長らく眠っていたKeltonを再び現代に呼び戻します。新生Keltonが掲げたのは、かつての哲学の継承です。「誰にでも手の届く価格」「レトロな意匠」「毎日使いたくなる実用性」をキーワードに、復刻モデルや新設計のシリーズを打ち出しました。



注目すべきは、復活後のKeltonが“ただの懐古主義”に陥っていない点です。
過去の名作をそのまま再現するのではなく、「今の時代にも通用するミニマルな道具」として再構築していること。安価な部品を用いつつも、スタイルや素材感には“ちゃんと”手を入れ、ブランドとしての矜持が感じられます。
Camper:語れる、巻ける、使える──戦場帰りの1万円時計


そんなKelton復活の中でも、特に注目すべきモデルがCamper(キャンパー)手巻きモデルです。この時計のベースとなっているのは、1980年代にフランス国内で限定的にリリースされたミリタリー仕様のモデル。当時のTIMEX Camper(米軍納入モデル)にも酷似しており、“Kelton版Camper”とも言える1本です。
◆ 主な特徴と仕様
- ムーブメント:Seagull系の中国製手巻きムーブメント(35時間パワーリザーブ)
- ケース:モノコック(一体型)ABS樹脂ケース
- 風防:ドーム型アクリル風防
- サイズ:36mm径 × 12mm厚、重量20g台
- ストラップ:スリップスルー型ナイロン製(ミリタリー仕様)
- 防水:30m(日常生活防水)
まず特筆すべきは軽さと巻く喜び。
20g台という数字は、現代のスマートウォッチや大型ダイバーズとは一線を画す“装着感のなさ”とも言える快適さがあります。ケース素材はABS樹脂。
さらに、裏蓋がないモノコック構造で、ムーブメントのメンテナンス性も良好。中華製ムーブメントながらも、修理も比較的容易で、構造に無駄がありません。まさに「巻く→使う→飽きない」の三拍子が揃ったモデルなのです。
Kelton Camperは、どんな人に刺さる時計か?
この時計、正直言ってスペックや素材だけで評価するタイプではありません。むしろ「その人がどう使うか」「どんなふうに語るか」で、真価が決まる時計です。
- ✔ アナログな体験が好きな人(毎朝ゼンマイを巻くことで1日が始まる)
- ✔ 高価な機械式は怖いけど、機械式を一度体験してみたい人
- ✔ ガシガシ使える“2本目”や“休日用”を探している人
- ✔ ヴィンテージウォッチが好きだけど、実用を優先したい人
- ✔ ストーリーのある時計が好きな人
言ってみれば「自分だけの時計が欲しい人」にこそぴったりな1本。



価格は1万円ちょっと。
ここに“語れるミリタリーの歴史”と“毎日の儀式(手巻き)”がセットでついてくるなら、むしろ安すぎるとも言えるでしょう。
まとめ:Kelton Camperは“道具の原点”に立ち返る時計
Kelton Camperを腕につけた瞬間、「時間を確認する」行為がちょっとだけ変わります。スマホを見る代わりに、手元の秒針が刻む“命のリズム”に耳を傾ける。ゼンマイを巻くたびに、「今日も一日が始まるんだ」と身体が覚える。

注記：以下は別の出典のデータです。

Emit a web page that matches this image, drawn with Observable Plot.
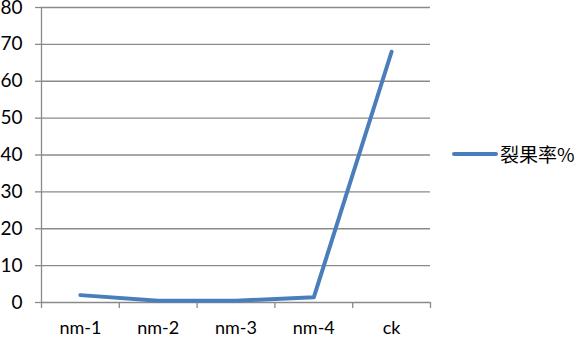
<!DOCTYPE html>
<html><head><meta charset="utf-8">
<script src="https://cdn.jsdelivr.net/npm/d3@7"></script>
<script src="https://cdn.jsdelivr.net/npm/@observablehq/plot@0.6"></script>
<style>
body{margin:0;background:#fff;}
#wrap{position:relative;width:578px;height:337px;font-family:Lato,"Noto Sans CJK SC",sans-serif;overflow:hidden;}
#legend{position:absolute;left:452px;top:140px;display:flex;align-items:center;font-size:19px;color:#000;font-family:"Noto Sans CJK SC",sans-serif;}
#legend .sw{width:46px;height:4px;background:#4a7ebb;border-radius:2px;margin-right:2px;}
</style></head>
<body><div id="wrap"><div id="legend"><div class="sw"></div><span>裂果率%</span></div></div>
<script>
const categories = ["nm-1","nm-2","nm-3","nm-4","ck"];
const seriesName = "裂果率%";
const values = [2, 0.5, 0.5, 1.4, 68];
const yTicks = [0,10,20,30,40,50,60,70,80];

const data = categories.map((c,i)=>({i, c, v: values[i]}));
const grid = "#8a8a8a";
const chart = Plot.plot({
  width: 578, height: 337,
  marginLeft: 41, marginRight: 148, marginTop: 7, marginBottom: 35,
  style: {fontFamily: 'Lato, sans-serif', fontSize: "16px", color: "#000", overflow: "visible"},
  x: {type: "linear", domain: [0, categories.length]},
  y: {domain: [0, 80]},
  marks: [
    Plot.ruleY(yTicks, {stroke: grid, strokeWidth: 1.3, x1: 0, x2: categories.length}),
    Plot.ruleX([0], {stroke: grid, strokeWidth: 1.3}),
    Plot.axisY({ticks: yTicks, tickSize: 6, tickPadding: 13, stroke: grid, strokeWidth: 1.3, fontSize: 19, label: null}),
    Plot.axisX({ticks: d3.range(categories.length+1), tickSize: 6, tickFormat: () => "", stroke: grid, strokeWidth: 1.3, label: null}),
    Plot.axisX({ticks: categories.map((c,i)=>i+0.5), tickSize: 0, tickPadding: 19, tickFormat: d => categories[Math.floor(d)], fontSize: 18, label: null}),
    Plot.line(data, {x: d => d.i + 0.5, y: "v", stroke: "#4a7ebb", strokeWidth: 4, strokeLinejoin: "round", strokeLinecap: "round"})
  ]
});
document.getElementById("wrap").prepend(chart);
chart.style.position = "absolute"; chart.style.left = "0"; chart.style.top = "0";
</script></body></html>
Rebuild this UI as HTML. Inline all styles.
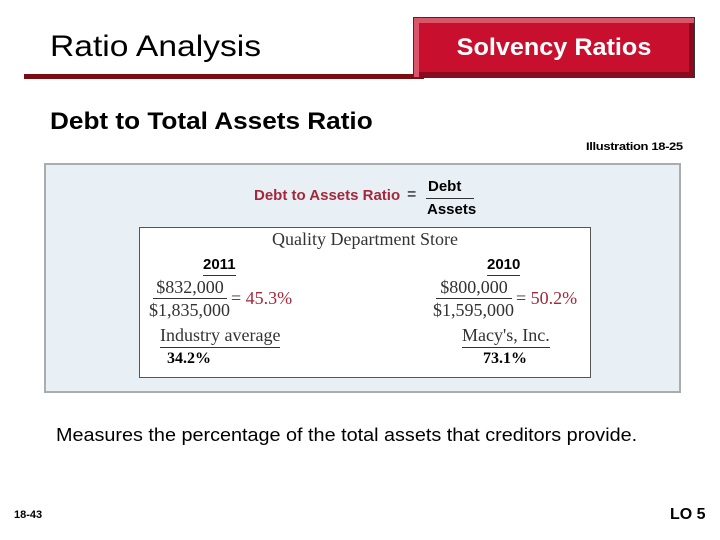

これは、スペックでは語りきれない“道具との付き合い方”を教えてくれる時計です。
Kelton Camperは、ミリタリーというルーツを持ちながら、現代の生活にぴたりと寄り添うパートナー。1万円という価格で、これだけ深く語れて、そして使い込むことができる時計は、なかなか見つかりません。もしあなたが、スマートウォッチにはない“アナログの楽しさ”をもう一度味わいたいのなら、Camperはきっとあなたの期待に応えてくれるはずです。
巻いて、使って、語れる。Kelton Camperは、そんな時計です。